The Supreme Court has also advised the government in regard to a ‘repeal and savings’ provision, which the government is intending to amend in the Proposed 2018 Amendments. Surprisingly, the ‘repeal and savings’[21] provision has been the cause of much dispute since the promulgation of the 2015 Amendments. The language of this provision did not clarify whether the court proceedings that had been filed after the amended Act came into effect on 23 October 2015 in relation to arbitration that had commenced prior to the amendments taking effect would continue to be governed by the unamended or the amended Act. Litigations were filed in various high courts around the country, which took contrary views on the controversial provision. The serious challenge to this seemingly innocuous provision was due to the fact that parties felt that rights had vested in them – for instance, scope of the interference of the court in setting aside an award, or in its enforcement, under the unamended regime, and that the amendments had the impact of taking away those vested rights. The Supreme Court, in the matter of Board of Control for Cricket in India v Kochi Cricket Private Limited,[22] put an end to these disputes and held that any court proceedings filed after the effective date of the amendment, even in relation to arbitrations commenced prior to the date, would be governed by the amended Act.

Interestingly, during the course of the hearing of the above-mentioned case, the Proposed 2018 Amendments were brought to the attention of the Court, which had inter alia incorporated a ‘repeal and savings’ provision that was different from the interpretation the Supreme Court provided to said provision in the above case. According to the Proposed 2018 Amendments, any court proceedings arising out of or in relation to arbitral proceedings filed prior to 23 October 2015, irrespective of whether such court proceedings are commenced prior to or after the said date, would be governed by the unamended Act. The Supreme Court proceeded to advise the government to reconsider the language of the proposed amendment, and to bring the same in line with the judgment passed by the Court in the above-mentioned matter. Sounding a word of caution, the Court observed that the immediate effect of the amendment as proposed by the government would be ‘to put all important amendments made by the Amendment Act on a back-burner’ and would result in the ‘increase in interference of courts in arbitration matters’. It is hoped that the government will pay heed to this cautionary note of the Supreme Court.

Proposed 2018 Amendments

That said, other amendments proposed by the government in the Proposed 2018 Amendments are progressive and answer the much-required need of the hour. Promotion of institutional arbitration was identified as being critical to the dispute resolution process, and therefore the central government set up a high-level committee under the Chairmanship of Justice B N Sri Krishna, Former Judge of the Supreme Court of India. His report formed the basis of the Proposed 2018 Amendments.
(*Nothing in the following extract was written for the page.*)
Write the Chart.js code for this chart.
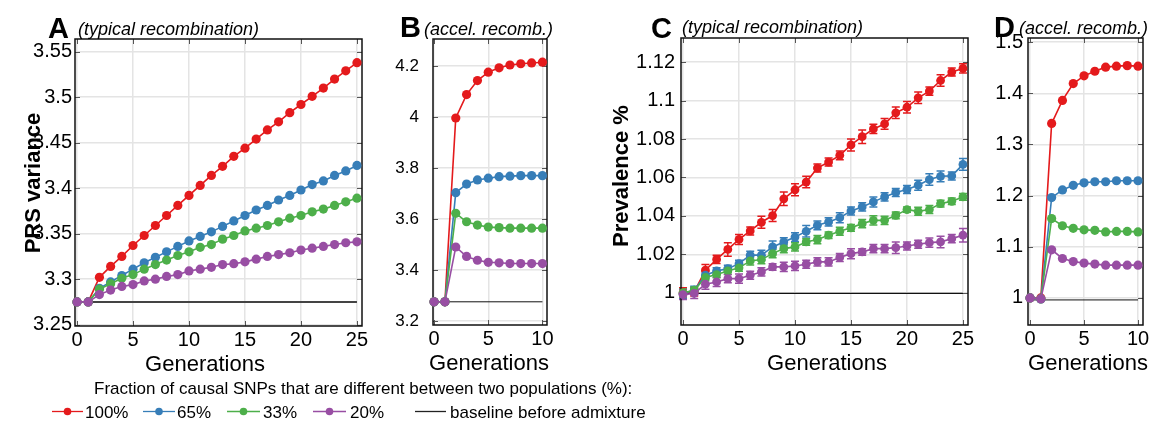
<!DOCTYPE html>
<html><head><meta charset="utf-8">
<script src="https://cdn.jsdelivr.net/npm/chart.js@4.4.1/dist/chart.umd.min.js"></script>
<style>
html,body{margin:0;padding:0;background:#fff;}
#wrap{position:relative;width:1156px;height:421px;overflow:hidden;background:#fff;}
canvas{position:absolute;top:0;}
svg{position:absolute;left:0;top:0;font-family:'Liberation Sans',Arial,sans-serif;}
</style></head><body>
<div id="wrap">
<canvas id="cA"></canvas>
<canvas id="cB"></canvas>
<canvas id="cC"></canvas>
<canvas id="cD"></canvas>
<svg width="1156" height="421" xmlns="http://www.w3.org/2000/svg">
  <g fill="#000">
    <text x="48" y="38" font-size="29" font-weight="bold">A</text>
    <text x="78" y="35" font-size="18" font-style="italic">(typical recombination)</text>
    <text x="400" y="37" font-size="29" font-weight="bold">B</text>
    <text x="424" y="35" font-size="18" font-style="italic">(accel. recomb.)</text>
    <text x="651" y="38" font-size="29" font-weight="bold">C</text>
    <text x="682" y="33" font-size="18" font-style="italic">(typical recombination)</text>
    <text x="994" y="37" font-size="29" font-weight="bold">D</text>
    <text x="1019" y="34" font-size="18" font-style="italic">(accel. recomb.)</text>
    <text transform="translate(40,183) rotate(-90)" text-anchor="middle" font-size="22" font-weight="bold">PRS variance</text>
    <text transform="translate(628,176) rotate(-90)" text-anchor="middle" font-size="22" font-weight="bold">Prevalence %</text>
    <text x="205" y="371" text-anchor="middle" font-size="22">Generations</text>
    <text x="489" y="370" text-anchor="middle" font-size="22">Generations</text>
    <text x="827" y="370" text-anchor="middle" font-size="22">Generations</text>
    <text x="1088" y="370" text-anchor="middle" font-size="22">Generations</text>
    <text x="94" y="394" font-size="17">Fraction of causal SNPs that are different between two populations (%):</text>
  </g>
  <g id="legend"></g>
</svg>
</div>
<script>
// ---------- data ----------
const gensLong = [0,1,2,3,4,5,6,7,8,9,10,11,12,13,14,15,16,17,18,19,20,21,22,23,24,25];
const gensShort = [0,1,2,3,4,5,6,7,8,9,10];
const seriesLabels = ['100%','65%','33%','20%'];
const seriesColors = ['#e41a1c','#377eb8','#4daf4a','#984ea3'];
const baselineLabel = 'baseline before admixture';

// Panel A: PRS variance, typical recombination
const prsTyp100 = [3.275,3.275,3.302,3.314,3.325,3.337,3.348,3.359,3.370,3.381,3.392,3.403,3.414,3.424,3.435,3.444,3.454,3.464,3.473,3.483,3.492,3.501,3.510,3.520,3.529,3.538];
const prsTyp65  = [3.275,3.275,3.290,3.297,3.304,3.311,3.318,3.324,3.330,3.336,3.342,3.347,3.352,3.358,3.364,3.370,3.376,3.381,3.387,3.392,3.398,3.404,3.408,3.414,3.419,3.425];
const prsTyp33  = [3.275,3.275,3.289,3.295,3.301,3.305,3.311,3.316,3.321,3.326,3.330,3.335,3.338,3.344,3.348,3.353,3.356,3.359,3.363,3.367,3.370,3.374,3.377,3.381,3.385,3.389];
const prsTyp20  = [3.275,3.275,3.283,3.288,3.292,3.294,3.298,3.300,3.303,3.305,3.309,3.311,3.313,3.316,3.317,3.319,3.322,3.325,3.327,3.329,3.332,3.334,3.336,3.338,3.340,3.341];
const prsBaseline = 3.275;

// Panel B: PRS variance, accelerated recombination
const prsAcc100 = [3.275,3.275,3.996,4.088,4.143,4.176,4.193,4.204,4.209,4.212,4.215];
const prsAcc65  = [3.275,3.275,3.703,3.737,3.753,3.760,3.766,3.768,3.770,3.770,3.770];
const prsAcc33  = [3.275,3.275,3.622,3.589,3.576,3.568,3.566,3.564,3.564,3.564,3.564];
const prsAcc20  = [3.275,3.275,3.490,3.453,3.438,3.430,3.428,3.425,3.425,3.425,3.425];

// Panel C: prevalence %, typical recombination (mean and error half-widths)
const prevTyp100 = [1.0000,1.0005,1.0118,1.0174,1.0226,1.0278,1.0322,1.0367,1.0402,1.0489,1.0536,1.0576,1.0649,1.0680,1.0715,1.0769,1.0812,1.0852,1.0878,1.0936,1.0965,1.1014,1.1049,1.1104,1.1148,1.1167];
const prevTyp65  = [0.9995,1.0014,1.0092,1.0114,1.0126,1.0152,1.0196,1.0196,1.0239,1.0265,1.0290,1.0320,1.0351,1.0369,1.0391,1.0426,1.0447,1.0473,1.0499,1.0522,1.0537,1.0560,1.0589,1.0606,1.0608,1.0668];
const prevTyp33  = [1.0000,1.0014,1.0080,1.0095,1.0114,1.0130,1.0166,1.0173,1.0204,1.0230,1.0239,1.0265,1.0277,1.0300,1.0320,1.0338,1.0360,1.0377,1.0377,1.0403,1.0433,1.0424,1.0433,1.0464,1.0476,1.0499];
const prevTyp20  = [0.9991,0.9997,1.0045,1.0057,1.0074,1.0074,1.0092,1.0109,1.0135,1.0135,1.0140,1.0149,1.0161,1.0161,1.0184,1.0204,1.0213,1.0230,1.0230,1.0235,1.0244,1.0253,1.0261,1.0265,1.0282,1.0300];
const prevErr100 = [0.0026,0.0021,0.0030,0.0021,0.0035,0.0026,0.0021,0.0031,0.0031,0.0035,0.0031,0.0030,0.0021,0.0021,0.0023,0.0031,0.0035,0.0024,0.0028,0.0030,0.0030,0.0030,0.0021,0.0030,0.0021,0.0024];
const prevErr65  = [0.0026,0.0021,0.0017,0.0017,0.0017,0.0017,0.0021,0.0026,0.0031,0.0021,0.0023,0.0030,0.0023,0.0021,0.0026,0.0021,0.0021,0.0026,0.0021,0.0021,0.0021,0.0026,0.0030,0.0028,0.0021,0.0030];
const prevErr33  = [0.0021,0.0017,0.0017,0.0017,0.0017,0.0017,0.0021,0.0021,0.0021,0.0021,0.0021,0.0017,0.0021,0.0017,0.0021,0.0017,0.0021,0.0024,0.0021,0.0017,0.0014,0.0021,0.0021,0.0017,0.0017,0.0017];
const prevErr20  = [0.0026,0.0026,0.0026,0.0024,0.0021,0.0024,0.0021,0.0021,0.0017,0.0024,0.0024,0.0021,0.0021,0.0021,0.0021,0.0026,0.0017,0.0021,0.0021,0.0030,0.0021,0.0021,0.0024,0.0030,0.0021,0.0035];
const prevBaselineC = 0.9997;

// Panel D: prevalence %, accelerated recombination
const prevAcc100 = [1.000,1.000,1.341,1.386,1.419,1.434,1.443,1.451,1.453,1.454,1.453];
const prevAcc65  = [1.000,0.998,1.196,1.211,1.220,1.225,1.227,1.227,1.229,1.229,1.229];
const prevAcc33  = [1.000,0.998,1.155,1.141,1.136,1.133,1.132,1.129,1.130,1.130,1.129];
const prevAcc20  = [1.000,0.998,1.094,1.077,1.071,1.068,1.066,1.064,1.064,1.064,1.064];
const prevBaselineD = 0.996;

// tick values
const xTicksLong = [0,5,10,15,20,25];
const xTicksShort = [0,5,10];
const yTicksA = [3.25,3.3,3.35,3.4,3.45,3.5,3.55];
const yTicksB = [3.2,3.4,3.6,3.8,4,4.2];
const yTicksC = [1,1.02,1.04,1.06,1.08,1.1,1.12];
const yTicksD = [1,1.1,1.2,1.3,1.4,1.5];

// ---------- helpers ----------
Chart.defaults.font.family = "'Liberation Sans', Arial, sans-serif";
Chart.defaults.color = '#000';

const framePlugin = {
  id: 'frame',
  beforeDatasetsDraw(chart) {
    const {ctx, chartArea: a, scales: {x, y}} = chart;
    ctx.save();
    // error bars
    chart.data.datasets.forEach((ds) => {
      if (!ds.errorBars) return;
      ctx.strokeStyle = ds.errorColor || ds.borderColor;
      ctx.lineWidth = 1.5;
      ds.data.forEach((p, k) => {
        const e = ds.errorBars[k];
        const px = x.getPixelForValue(p.x);
        const y1 = y.getPixelForValue(p.y - e), y2 = y.getPixelForValue(p.y + e);
        ctx.beginPath();
        ctx.moveTo(px, y1); ctx.lineTo(px, y2);
        ctx.moveTo(px - 4, y1); ctx.lineTo(px + 4, y1);
        ctx.moveTo(px - 4, y2); ctx.lineTo(px + 4, y2);
        ctx.stroke();
      });
    });
    // inward ticks
    ctx.strokeStyle = '#555'; ctx.lineWidth = 1;
    ctx.beginPath();
    x.ticks.forEach(t => {
      const px = Math.round(x.getPixelForValue(t.value)) + 0.5;
      ctx.moveTo(px, a.bottom); ctx.lineTo(px, a.bottom - 5);
      ctx.moveTo(px, a.top); ctx.lineTo(px, a.top + 5);
    });
    y.ticks.forEach(t => {
      const py = Math.round(y.getPixelForValue(t.value)) + 0.5;
      ctx.moveTo(a.left, py); ctx.lineTo(a.left + 5, py);
      ctx.moveTo(a.right, py); ctx.lineTo(a.right - 5, py);
    });
    ctx.stroke();
    // frame
    ctx.strokeStyle = '#111'; ctx.lineWidth = 1.5;
    ctx.strokeRect(a.left, a.top, a.right - a.left, a.bottom - a.top);
    ctx.restore();
  }
};

function makeChart(id, box, area, cfg) {
  const cv = document.getElementById(id);
  cv.width = box.w; cv.height = box.h; cv.style.left = box.x + 'px';
  cv.style.width = box.w + 'px'; cv.style.height = box.h + 'px';
  const yW = area.L - box.x;
  const xH = box.h - area.B;
  const datasets = cfg.series.map((vals, i) => ({
    label: seriesLabels[i],
    data: cfg.gens.map((g, k) => ({x: g, y: vals[k]})),
    borderColor: seriesColors[i],
    backgroundColor: seriesColors[i],
    pointBackgroundColor: seriesColors[i],
    pointBorderWidth: 0,
    pointRadius: cfg.pointRadius || 4.6,
    borderWidth: 1.6,
    order: 4 - i,
    clip: false,
    errorBars: cfg.errors ? cfg.errors[i] : null
  }));
  datasets.push({
    label: baselineLabel,
    data: [{x: cfg.gens[0], y: cfg.baseline}, {x: cfg.gens[cfg.gens.length - 1], y: cfg.baseline}],
    borderColor: cfg.baseColor, borderWidth: cfg.baseWidth, pointRadius: 0, order: 10, clip: false
  });
  return new Chart(cv, {
    type: 'line',
    data: {datasets},
    plugins: [framePlugin],
    options: {
      responsive: false, animation: false, devicePixelRatio: 1, events: [],
      layout: {padding: {left: 0, top: area.T, right: box.x + box.w - area.R, bottom: 0}},
      plugins: {legend: {display: false}, tooltip: {enabled: false}, title: {display: false}},
      scales: {
        x: {
          type: 'linear', position: 'bottom', min: cfg.xMin, max: cfg.xMax,
          afterBuildTicks: s => { s.ticks = cfg.xTicks.map(v => ({value: v})); },
          afterFit: s => { s.height = xH; },
          ticks: {font: {size: 20}, padding: 2, color: '#000', maxRotation: 0, autoSkip: false, callback: v => String(v)},
          grid: {color: '#e4e4e4', lineWidth: 1.5, drawTicks: false},
          border: {display: false}
        },
        y: {
          type: 'linear', position: 'left', min: cfg.yMin, max: cfg.yMax,
          afterBuildTicks: s => { s.ticks = cfg.yTicks.map(v => ({value: v})); },
          afterFit: s => { s.width = yW; },
          ticks: {font: {size: cfg.yFont}, padding: cfg.yPad, color: '#000', autoSkip: false, callback: v => String(v)},
          grid: {color: '#e4e4e4', lineWidth: 1.5, drawTicks: false},
          border: {display: false}
        }
      }
    }
  });
}

makeChart('cA', {x: 0, w: 380, h: 350}, {L: 75, R: 362, T: 39, B: 326}, {
  gens: gensLong, series: [prsTyp100, prsTyp65, prsTyp33, prsTyp20], baseline: prsBaseline,
  baseColor: '#444', baseWidth: 2, xMin: -0.18, xMax: 25.45, yMin: 3.2485, yMax: 3.564,
  xTicks: xTicksLong, yTicks: yTicksA, yFont: 20, yPad: 3
});
makeChart('cB', {x: 390, w: 170, h: 350}, {L: 433, R: 547, T: 39, B: 325}, {
  gens: gensShort, series: [prsAcc100, prsAcc65, prsAcc33, prsAcc20], baseline: prsBaseline,
  baseColor: '#111', baseWidth: 1, xMin: -0.1, xMax: 10.42, yMin: 3.184, yMax: 4.306,
  xTicks: xTicksShort, yTicks: yTicksB, yFont: 17, yPad: 14
});
makeChart('cC', {x: 570, w: 410, h: 350}, {L: 681, R: 968, T: 38, B: 325}, {
  gens: gensLong, series: [prevTyp100, prevTyp65, prevTyp33, prevTyp20], baseline: prevBaselineC,
  errors: [prevErr100, prevErr65, prevErr33, prevErr20],
  baseColor: '#111', baseWidth: 1.2, xMin: -0.18, xMax: 25.45, yMin: 0.9833, yMax: 1.1325,
  xTicks: xTicksLong, yTicks: yTicksC, yFont: 20, yPad: 6, pointRadius: 4.4
});
makeChart('cD', {x: 985, w: 171, h: 350}, {L: 1028, R: 1143, T: 38, B: 325}, {
  gens: gensShort, series: [prevAcc100, prevAcc65, prevAcc33, prevAcc20], baseline: prevBaselineD,
  baseColor: '#111', baseWidth: 1, xMin: -0.19, xMax: 10.46, yMin: 0.947, yMax: 1.508,
  xTicks: xTicksShort, yTicks: yTicksD, yFont: 20, yPad: 5
});

// ---------- legend (SVG swatches + text) ----------
const legendItems = [
  {x1: 52, x2: 83, tx: 85},
  {x1: 143, x2: 175, tx: 177},
  {x1: 227, x2: 260, tx: 263},
  {x1: 313, x2: 346, tx: 350}
];
const NS = 'http://www.w3.org/2000/svg';
const lg = document.getElementById('legend');
function el(tag, attrs, text) {
  const e = document.createElementNS(NS, tag);
  for (const k in attrs) e.setAttribute(k, attrs[k]);
  if (text) e.textContent = text;
  lg.appendChild(e); return e;
}
const ly = 411.5;
legendItems.forEach((it, i) => {
  el('line', {x1: it.x1, x2: it.x2, y1: ly, y2: ly, stroke: seriesColors[i], 'stroke-width': 1.3});
  el('circle', {cx: (it.x1 + it.x2) / 2, cy: ly, r: 3.8, fill: seriesColors[i]});
  el('text', {x: it.tx, y: 418, 'font-size': 17, fill: '#000'}, seriesLabels[i]);
});
el('line', {x1: 415, x2: 446, y1: ly, y2: ly, stroke: '#222', 'stroke-width': 1.3});
el('text', {x: 450, y: 418, 'font-size': 17, fill: '#000'}, baselineLabel);
</script>
</body></html>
The Proposed 2018 Amendments are geared towards promoting institutional arbitration in India and have also proposed the setting up of an Indian arbitration council.[23] The council will, inter alia, promote and encourage arbitration. It shall also grade arbitral institutions on the basis of criteria relating to infrastructure, quality and calibre of arbitrators, and the performance and compliance of time limits for disposal of domestic and international commercial arbitrations. The council will also maintain an electronic depository of all arbitral awards.


Importantly, the government and judiciary are aware of the importance of arbitration to India. They continue to work to improve the entire arbitral process and ensure that India becomes a serious contender as a seat for international commercial arbitration, as well as enhancing its institutional arbitration. As a result of these changes, the concept of institutional arbitrations is beginning to gain momentum in India. Recently, the Nani Palkhivala Arbitration Centre opened a branch in New Delhi, becoming India’s first arbitration institution to have two centres in the country. India has finally woken up to its potential, and is making a serious attempt at claiming its place in the arbitral universe.


[*] Payal Chawla is also a Director at the Nani Palkhivala Arbitration Centre.

[1] Hrd Corporation (Marcus Oil And Chemical Division) v Gail (India) Limited (Formerly Gas Authority of India Ltd), 2017 SCC Online SC 1024.

[2] Ibid.

[3] Section 29A of The Indian Arbitration Act.

[4] Section 6 of The Arbitration and Conciliation (Amendment) Bill, 2018.

[5] Section 29B of the Indian Arbitration Act.

[6] M/s Centrotrade Mineral & Metal Inc v Hindustan Copper Ltd, (2006) 11 SCC Cases 245.

[7] (2012) 9 SCC 552.

[8] Indus Mobile Distribution Pvt Ltd v Datawind Innovations Pvt Ltd, (2017) 7 SCC 678.

[9] Ibid.

[10] [1988] 1 Lloyd’s Rep 116.

[11] Union of India v Hardy Exploration and Production (India) Inc, 2018 SCC OnLine SC 474.

[12] Ibid.

[13] Sundaram Finance Ltd v Abdul Samad (2018) 3 Supreme Court Cases 622.

[14] 2018 SCC OnLine SC 431.

[15] (2013) 1 SCC 641.

[16] Ibid, 14.

[17] ‘35. Finality of arbitral awards.—Subject to this Part an arbitral award shall be final and binding on the parties and persons claiming under them respectively.’

[18] Alka Chandewar v Shamshul Ishwar Khan, 2017 SCC Online 758.

[19] S.27 (5) of the Arbitration and Conciliation Act, 1996, reads: ‘Persons failing to attend in accordance with such process, or making any other default, or refusing to give their evidence, or guilty of any contempt to the arbitral Tribunal during the conduct of arbitral proceedings, shall be subject to the like disadvantages, penalties and punishments by order of the Court on the representation of the arbitral Tribunal as they would incur for the like offences in suits tried before the Court.’

[20] (2018) 2 SCC 534.

[21] Section 85(2)(a) of the Arbitration and Conciliation Act, 1996 & Section 26 of the Arbitration and Conciliation (Amendment) Act, 2015.

[22] 2018 SCC Online SC 232.

[23] Section 10 of The Arbitration and Conciliation (Amendment) Bill, 2018.